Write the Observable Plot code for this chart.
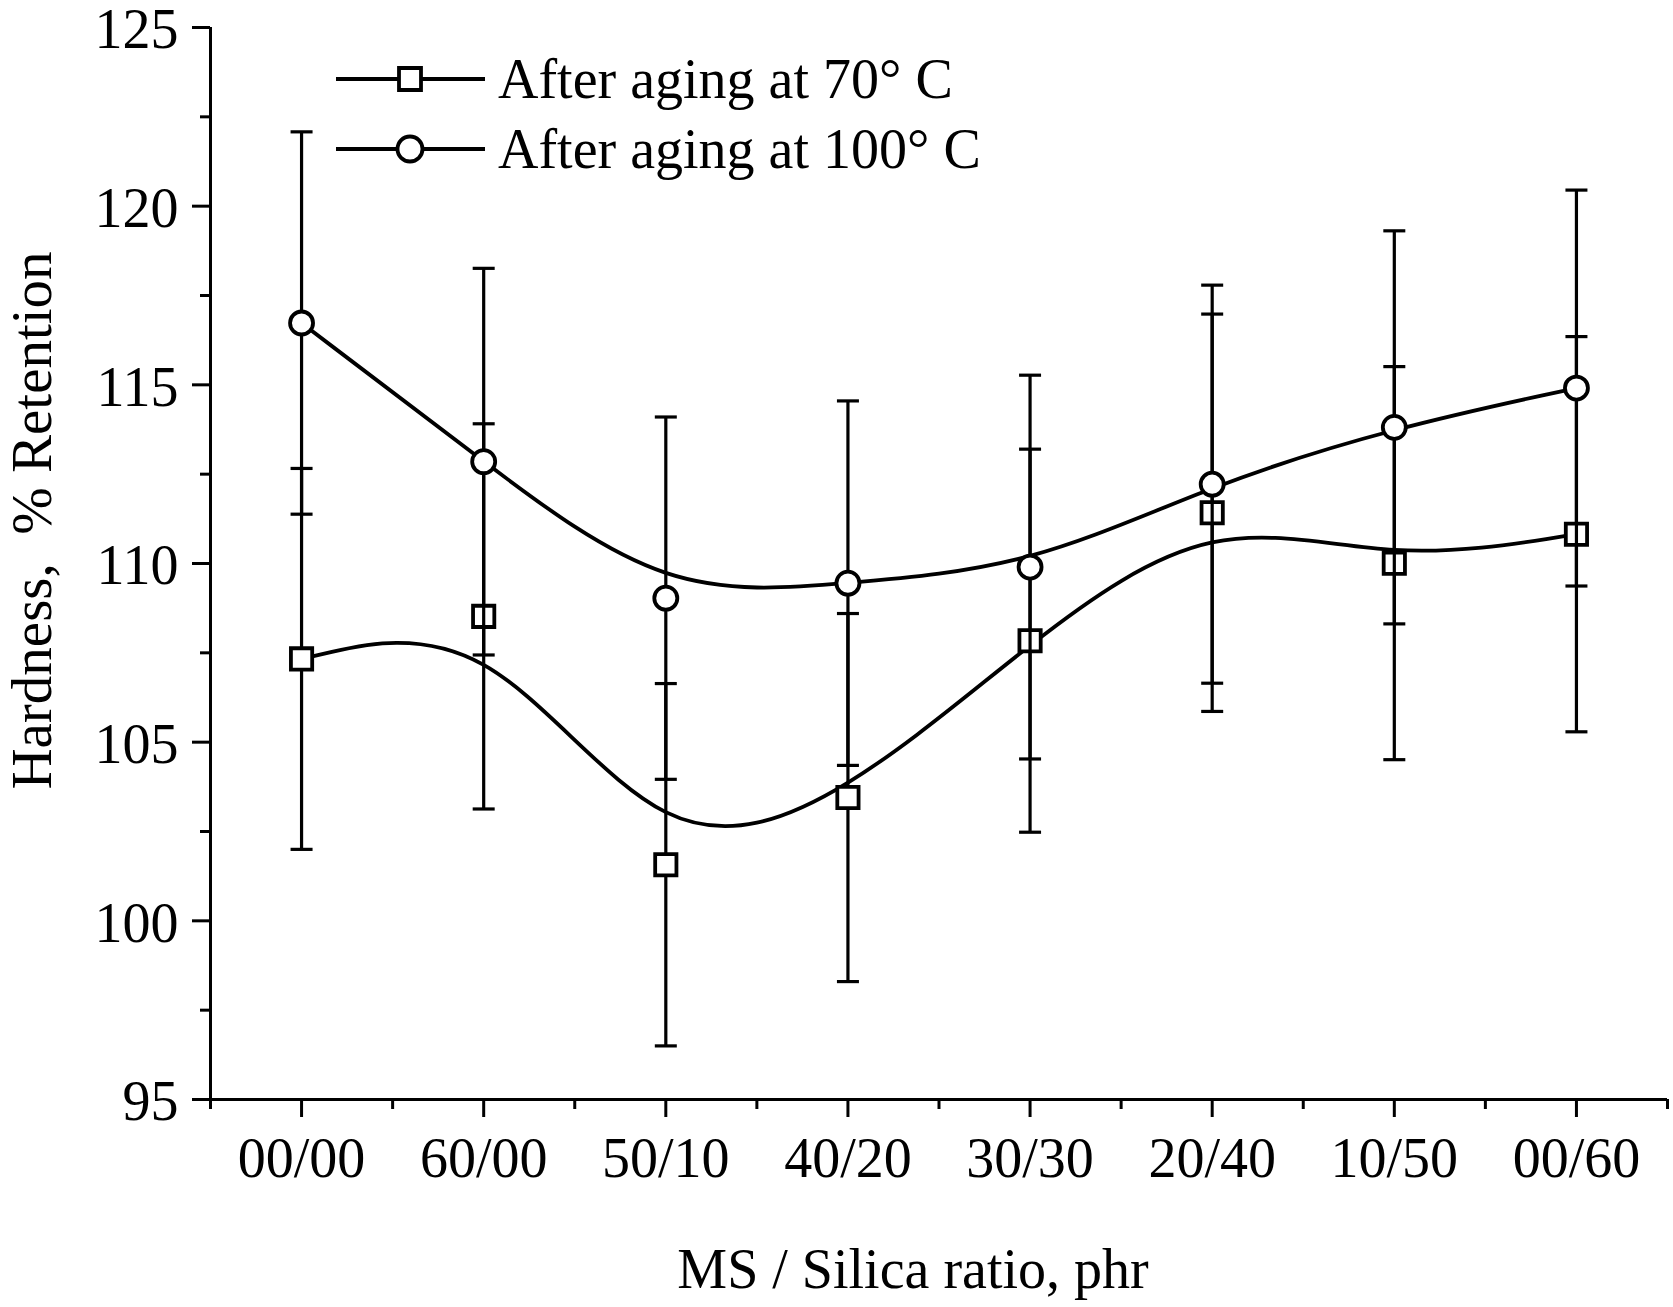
<!DOCTYPE html>
<html>
<head>
<meta charset="utf-8">
<script src="https://cdn.jsdelivr.net/npm/d3@7"></script>
<script src="https://cdn.jsdelivr.net/npm/@observablehq/plot@0.6"></script>
<style>
  body { margin: 0; background: #fff; }
  #wrap { position: relative; width: 1673px; height: 1307px; background: #fff; }
  #wrap svg text { white-space: pre; }
  #legend { position: absolute; left: 0; top: 0; }
</style>
</head>
<body>
<div id="wrap"></div>
<script>
// ---- data ----
const categories = ["00/00", "60/00", "50/10", "40/20", "30/30", "20/40", "10/50", "00/60"];
const hardness70 = [107.33, 108.52, 101.57, 103.45, 107.84, 111.42, 110.01, 110.82];
const error70 = [5.33, 5.39, 5.07, 5.15, 5.36, 5.56, 5.50, 5.53];
const hardness100 = [116.73, 112.85, 109.03, 109.45, 109.90, 112.22, 113.81, 114.91];
const error100 = [5.35, 5.41, 5.07, 5.10, 5.37, 5.57, 5.50, 5.54];
const yTicks = [95, 100, 105, 110, 115, 120, 125];
const yMinorTicks = [97.5, 102.5, 107.5, 112.5, 117.5, 122.5];
const seriesLabels = ["After aging at 70\u00B0 C", "After aging at 100\u00B0 C"];
const xTitle = "MS / Silica ratio, phr";
const yTitle = "Hardness,  % Retention";

const FONT = "'Liberation Serif', 'Times New Roman', serif";

const idx = d3.range(categories.length);
const xMinor = d3.range(categories.length + 1).map(i => i - 0.5);
const d70 = idx.map(i => ({i, v: hardness70[i], lo: hardness70[i] - error70[i], hi: hardness70[i] + error70[i]}));
const d100 = idx.map(i => ({i, v: hardness100[i], lo: hardness100[i] - error100[i], hi: hardness100[i] + error100[i]}));

const capSymbol = {
  draw(ctx, size) {
    const w = Math.sqrt(size / Math.PI);
    ctx.moveTo(-w, 0);
    ctx.lineTo(w, 0);
  }
};

function seriesMarks(data, symbol, r) {
  return [
    Plot.ruleX(data, {x: "i", y1: "lo", y2: "hi", stroke: "black", strokeWidth: 3.2}),
    Plot.dot(data, {x: "i", y: "lo", symbol: capSymbol, r: 11, fill: "none", stroke: "black", strokeWidth: 3.2}),
    Plot.dot(data, {x: "i", y: "hi", symbol: capSymbol, r: 11, fill: "none", stroke: "black", strokeWidth: 3.2}),
    Plot.line(data, {x: "i", y: "v", curve: "basis", stroke: "black", strokeWidth: 3.8}),
    Plot.dot(data, {x: "i", y: "v", symbol, r, fill: "white", stroke: "black", strokeWidth: 3.8})
  ];
}

const chart = Plot.plot({
  width: 1673,
  height: 1307,
  marginLeft: 210,
  marginRight: 6,
  marginTop: 27,
  marginBottom: 208,
  x: {type: "linear", domain: [-0.5, categories.length - 0.5]},
  y: {domain: [yTicks[0], yTicks[yTicks.length - 1]]},
  style: {fontFamily: FONT, fontSize: "56px", color: "black", background: "white"},
  marks: [
    Plot.axisY(yTicks, {tickSize: 18, strokeWidth: 3, tickFormat: () => "", label: null}),
    Plot.text(yTicks, {x: xMinor[0], y: d => d, text: d => String(d), dx: -32, dy: 3, textAnchor: "end", lineAnchor: "middle", fontSize: 56, fill: "black"}),
    Plot.axisY(yMinorTicks, {tickSize: 10, strokeWidth: 3, tickFormat: () => "", label: null}),
    Plot.axisX(idx, {tickSize: 18, tickPadding: 20, strokeWidth: 3, fontSize: 56, tickFormat: i => categories[i], label: null}),
    Plot.axisX(xMinor, {tickSize: 10, strokeWidth: 3, tickFormat: () => "", label: null}),
    Plot.ruleX([xMinor[0]], {y1: yTicks[0], y2: yTicks[yTicks.length - 1], stroke: "black", strokeWidth: 3}),
    Plot.ruleY([yTicks[0]], {x1: xMinor[0], x2: xMinor[xMinor.length - 1], stroke: "black", strokeWidth: 3}),
    ...seriesMarks(d70, "square", 12),
    ...seriesMarks(d100, "circle", 11.5),
    Plot.text([xTitle], {frameAnchor: "bottom", dy: 171, dx: -26, lineAnchor: "middle", fontSize: 56, fill: "black"}),
    Plot.text([yTitle], {frameAnchor: "left", rotate: -90, dx: -178, dy: -43, textAnchor: "middle", lineAnchor: "middle", fontSize: 57, fill: "black"})
  ]
});

const wrap = document.getElementById("wrap");
wrap.appendChild(chart);

// ---- legend (overlay) ----
const legend = d3.select(wrap).append("svg")
  .attr("id", "legend")
  .attr("width", 1673)
  .attr("height", 260);
const rowY = [79, 149];
const symbols = [d3.symbolSquare, d3.symbolCircle];
const sizes = [22 * 22, Math.PI * 12.5 * 12.5];
seriesLabels.forEach((label, k) => {
  const g = legend.append("g").attr("transform", `translate(0,${rowY[k]})`);
  g.append("line").attr("x1", 336).attr("x2", 485).attr("y1", 0).attr("y2", 0)
    .attr("stroke", "black").attr("stroke-width", 3.8);
  g.append("path").attr("transform", "translate(410,0)")
    .attr("d", d3.symbol(symbols[k], sizes[k])())
    .attr("fill", "white").attr("stroke", "black").attr("stroke-width", 3.8);
  g.append("text").attr("x", 498).attr("y", 19)
    .attr("font-family", FONT).attr("font-size", 56).attr("fill", "black")
    .text(label);
});
</script>
</body>
</html>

### STATED EXERCISE
Go through the listing above and pull out each line containing the word "chart".

### REPLY TO THE TASK
Write the Observable Plot code for this chart.
const chart = Plot.plot({
wrap.appendChild(chart);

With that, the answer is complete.